> WORK TO BE COMPLETED
Transcribe every line from the top down to the line with "from matplotlib.patches import Polygon", both ends included, but not the pictures.

> DATA EXCERPTS
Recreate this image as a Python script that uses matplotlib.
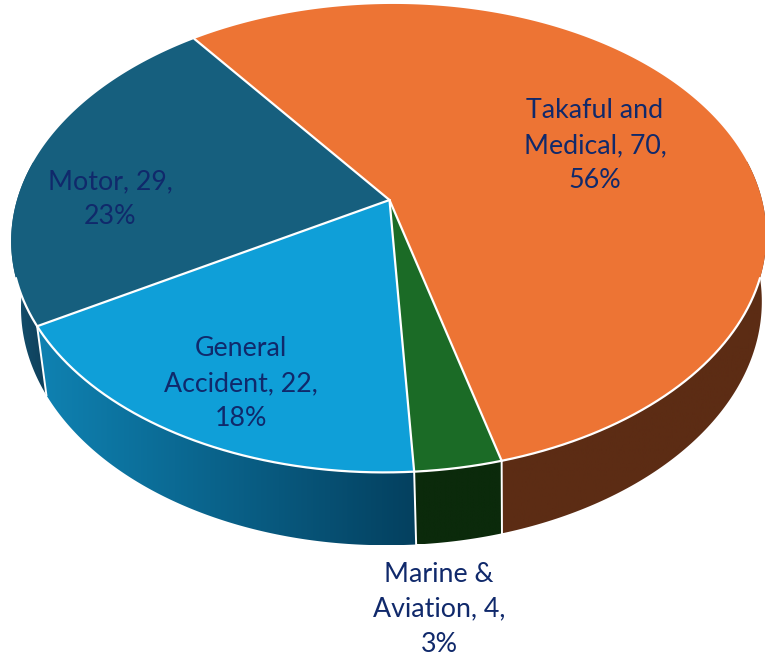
import numpy as np
import matplotlib
matplotlib.use("Agg")
import matplotlib.pyplot as plt
from matplotlib.colors import LinearSegmentedColormap
from matplotlib.patches import Polygon

values = [70, 4, 22, 29]
label_texts = ["Takaful and\nMedical, 70,\n56%", "Marine &\nAviation, 4,\n3%", "General\nAccident, 22,\n18%", "Motor, 29,\n23%"]
label_pos = [(595, 146), (439, 609), (241, 384), (110, 199)]
top_colors = ["#ED7434", "#1B6B26", "#0F9FD8", "#165F7E"]
side_colors = [("#5C2C14", "#5C2C14"), ("#0B2A0B", "#0B2A0B"), ("#0F82B2", "#04405F"), ("#14516F", "#0E3F5A")]
TEXT_COLOR = "#10296B"

# perspektywa: srodek kola na (389, 200)
X0, Y0 = 389.5, 200.0
A, B, K = 372.5, 228.0, 0.163
SKEW = -0.02
START = -37.0
LOW_DX, LOW_DY, LOW_SX, LOW_SY = 4.0, 65.5, 0.981, 1.027


def rim(ang, lower=False):
    a = np.radians(ang)
    u, v = np.sin(a), np.cos(a)
    den = 1 + K * v
    x = A * u / den
    y = -B * v / den
    if lower:
        y = LOW_DY + LOW_SY * y
        x = LOW_DX + LOW_SX * x
    return X0 + x + SKEW * y, Y0 + y


fig = plt.figure(figsize=(7.65, 6.55), dpi=100)
ax = fig.add_axes([0, 0, 1, 1])
ax.set_xlim(0, 765)
ax.set_ylim(655, 0)
ax.axis("off")

sweeps = np.array(values) / sum(values) * 360
edges = START + np.concatenate([[0], np.cumsum(sweeps)])

# sciany boczne (widoczna jest tylko dolna polowa)
for i in range(len(values)):
    a0, a1 = edges[i], edges[i + 1]
    a0 = max(a0, 80) if i == 0 else a0
    a1 = min(a1, 280) if i == 3 else a1
    t = np.linspace(a0, a1, 120)
    xt, yt = rim(t)
    xb, yb = rim(t, lower=True)
    pts = np.column_stack([np.r_[xt, xb[::-1]], np.r_[yt, yb[::-1]]])
    poly = Polygon(pts, closed=True, fc="none", ec="none", zorder=2)
    ax.add_patch(poly)
    cmap = LinearSegmentedColormap.from_list("s", side_colors[i])
    im = ax.imshow(np.linspace(0, 1, 256)[None, :], cmap=cmap, aspect="auto", zorder=2,
                   extent=(pts[:, 0].min(), pts[:, 0].max(), pts[:, 1].max(), pts[:, 1].min()))
    im.set_clip_path(poly)
ax.set_xlim(0, 765)
ax.set_ylim(655, 0)

# wierzch
for i in range(len(values)):
    t = np.linspace(edges[i], edges[i + 1], 240)
    xt, yt = rim(t)
    pts = np.column_stack([np.r_[X0, xt], np.r_[Y0, yt]])
    ax.add_patch(Polygon(pts, closed=True, fc=top_colors[i], ec="none", zorder=3))

# biale linie
t = np.linspace(109, 251, 400)
xt, yt = rim(t)
ax.plot(xt, yt, color="white", lw=1.6, zorder=4)
for e in edges[:-1]:
    xt, yt = rim(e)
    ax.plot([X0, xt], [Y0, yt], color="white", lw=1.6, zorder=4, solid_capstyle="round")
    if 90 < (e % 360) < 270:
        xb, yb = rim(e, lower=True)
        ax.plot([xt, xb], [yt, yb], color="white", lw=1.4, zorder=4)

for txt, pos in zip(label_texts, label_pos):
    ax.text(pos[0], pos[1], txt, ha="center", va="center", color=TEXT_COLOR,
            fontsize=19.3, family="Lato", linespacing=1.5, zorder=5)

fig.savefig("out.png", dpi=100)
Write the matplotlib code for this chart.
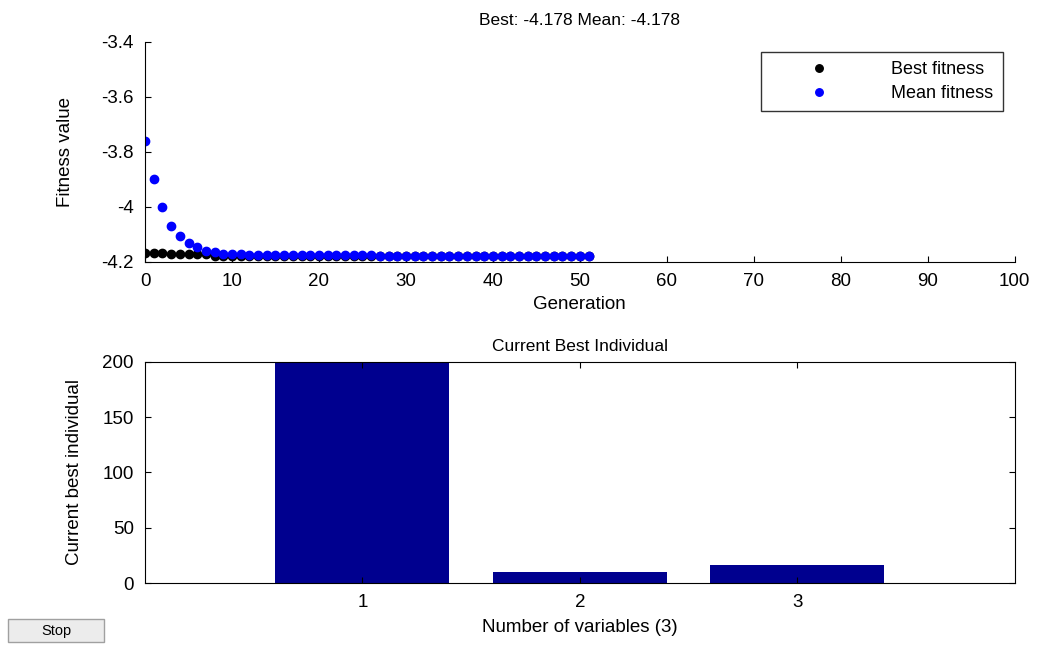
import numpy as np
import matplotlib as mpl
mpl.use('Agg')
import matplotlib.pyplot as plt
from matplotlib.patches import Rectangle

plt.rcParams['font.family'] = ['Liberation Sans', 'DejaVu Sans']

# fitness per generation
generations = list(range(0, 52))
best_fitness = [-4.166] * 3 + [-4.172] * 5 + [-4.178] * 44
mean_fitness = [-3.759, -3.899, -4.000, -4.069, -4.105, -4.130, -4.147, -4.159,
                -4.165, -4.171, -4.171, -4.171] + [-4.176] * 15 + [-4.178] * 25

# current best individual
variables = [1, 2, 3]
individual = [200, 10, 16]

fig = plt.figure(figsize=(10.39, 6.45), dpi=100)

ax1 = fig.add_axes([0.1396, 0.5938, 0.837, 0.3411])
ax1.plot(generations, best_fitness, 'o', color='black', markersize=6, label='Best fitness')
ax1.plot(generations, mean_fitness, 'o', color='blue', markersize=6, label='Mean fitness')
ax1.set_xlim(0, 100)
ax1.set_ylim(-4.2, -3.4)
ax1.set_xticks(range(0, 101, 10))
ax1.set_yticks([-4.2, -4.0, -3.8, -3.6, -3.4])
ax1.set_yticklabels(['-4.2', '-4', '-3.8', '-3.6', '-3.4'])
ax1.spines['top'].set_visible(False)
ax1.spines['right'].set_visible(False)
ax1.tick_params(direction='in', labelsize=13.5, length=4, pad=8)
ax1.set_xlabel('Generation', fontsize=13.5, labelpad=4)
ax1.set_ylabel('Fitness value', fontsize=13.5, labelpad=20)
ax1.set_title('Best: -4.178 Mean: -4.178', fontsize=12.5, pad=12)
leg = ax1.legend(loc='upper right', bbox_to_anchor=(0.986, 0.955), fontsize=13,
                 frameon=True, fancybox=False, edgecolor='black', markerscale=0.9,
                 handlelength=5.4, handletextpad=1.3, borderpad=0.5, labelspacing=0.4,
                 borderaxespad=0)
leg.get_frame().set_linewidth(1.0)

ax2 = fig.add_axes([0.1396, 0.0961, 0.837, 0.3427])
ax2.bar(variables, individual, width=0.8, color='#00008f')
ax2.set_xlim(0, 4)
ax2.set_ylim(0, 200)
ax2.set_xticks(variables)
ax2.set_yticks([0, 50, 100, 150, 200])
ax2.tick_params(direction='in', labelsize=13.5, length=4, pad=8, right=True, top=True)
ax2.set_xlabel('Number of variables (3)', fontsize=13.5, labelpad=6)
ax2.set_ylabel('Current best individual', fontsize=13.5, labelpad=14)
ax2.set_title('Current Best Individual', fontsize=12.5, pad=8)

# Stop button in the corner
fig.add_artist(Rectangle((0.0077, 0.004), 0.0924, 0.0357, transform=fig.transFigure,
                         facecolor='#ececec', edgecolor='#a0a0a0', linewidth=1))
fig.text(0.0539, 0.022, 'Stop', fontsize=10.5, ha='center', va='center')

plt.savefig('out.png', dpi=100)
plt.close()
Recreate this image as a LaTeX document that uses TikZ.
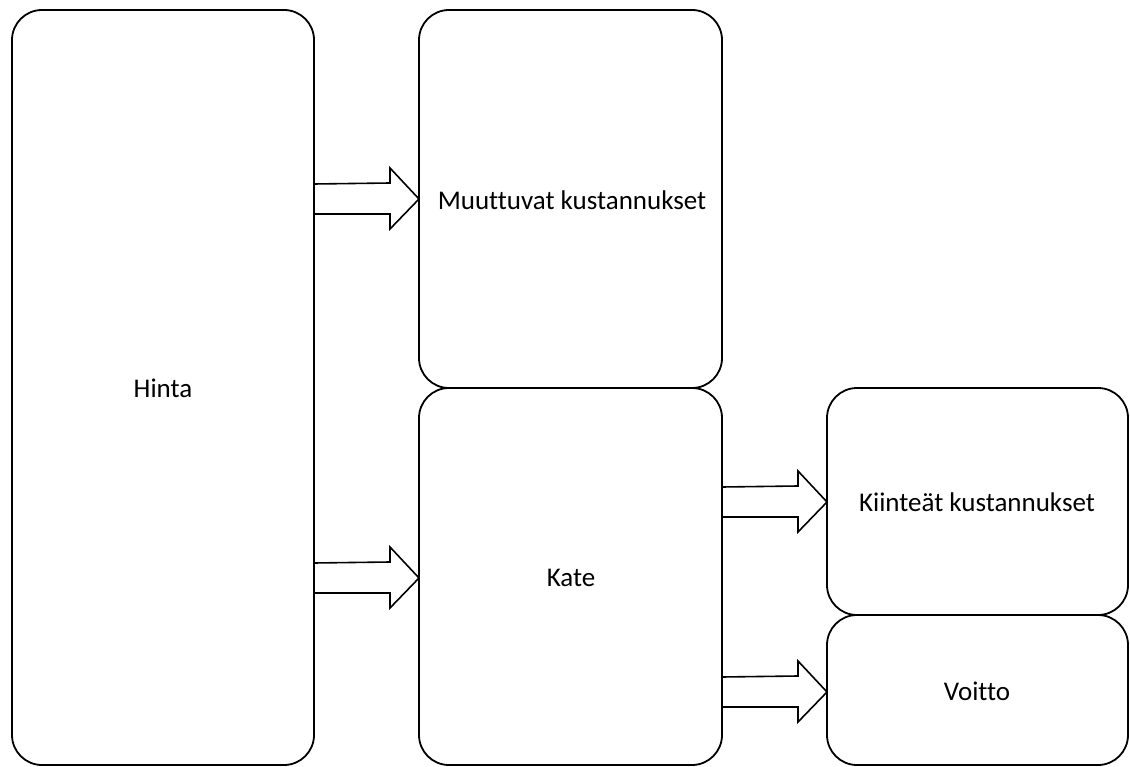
\documentclass[tikz,border=0pt]{standalone}
\usepackage{fontspec}
\setmainfont[Ligatures=NoCommon]{Carlito}
\begin{document}
\begin{tikzpicture}[x=1pt,y=-1pt,
  box/.style={draw=black,line width=1.8pt,rounded corners=30pt},
  lbl/.style={font=\fontsize{27}{31}\selectfont,text=black},
  fat/.style={draw=black,line width=1.6pt,line join=miter}]
\useasboundingbox (0,0) rectangle (1130,767);
% boxes
\draw[box] (12,10) rectangle (314,765);
\draw[box] (419,10) rectangle (722,388);
\draw[box] (419,388) rectangle (722,765);
\draw[box] (827,388) rectangle (1128,615);
\draw[box] (827,615) rectangle (1128,765);
\node[lbl] (hinta) at (163,388) {Hinta};
\node[lbl] (muut) at (572,200) {Muuttuvat kustannukset};
\node[lbl] (kate) at (571,578) {Kate};
\node[lbl] (kiint) at (977,502) {Kiinteät kustannukset};
\node[lbl] (voitto) at (977,691) {Voitto};
% block arrows: shaft from the box edge to the head, head ending at the next box
\newcommand{\blockarrow}[3]{% #1 x start, #2 centre y, #3 tip x
  \draw[fat] (#1,#2-15) -- (#3-29,#2-16) -- (#3-29,#2-31) -- (#3,#2) -- (#3-29,#2+30)
    -- (#3-29,#2+15) -- (#1,#2+15);}
\blockarrow{314}{199}{419}
\blockarrow{314}{578}{419}
\blockarrow{722}{502}{827}
\blockarrow{722}{692}{827}
\end{tikzpicture}
\end{document}
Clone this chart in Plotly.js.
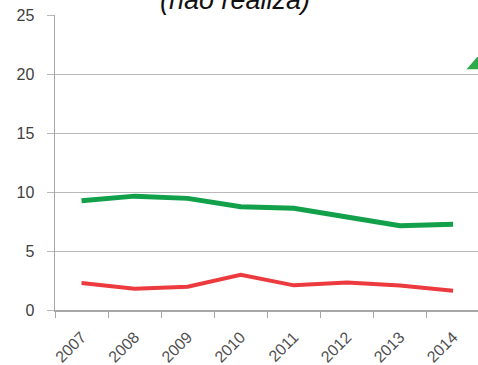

> TASK OUTPUT
Recreate this image as a Python script that uses matplotlib.
import numpy as np
import matplotlib
matplotlib.use("Agg")
import matplotlib.pyplot as plt
from matplotlib.colors import LinearSegmentedColormap
from matplotlib.patches import Polygon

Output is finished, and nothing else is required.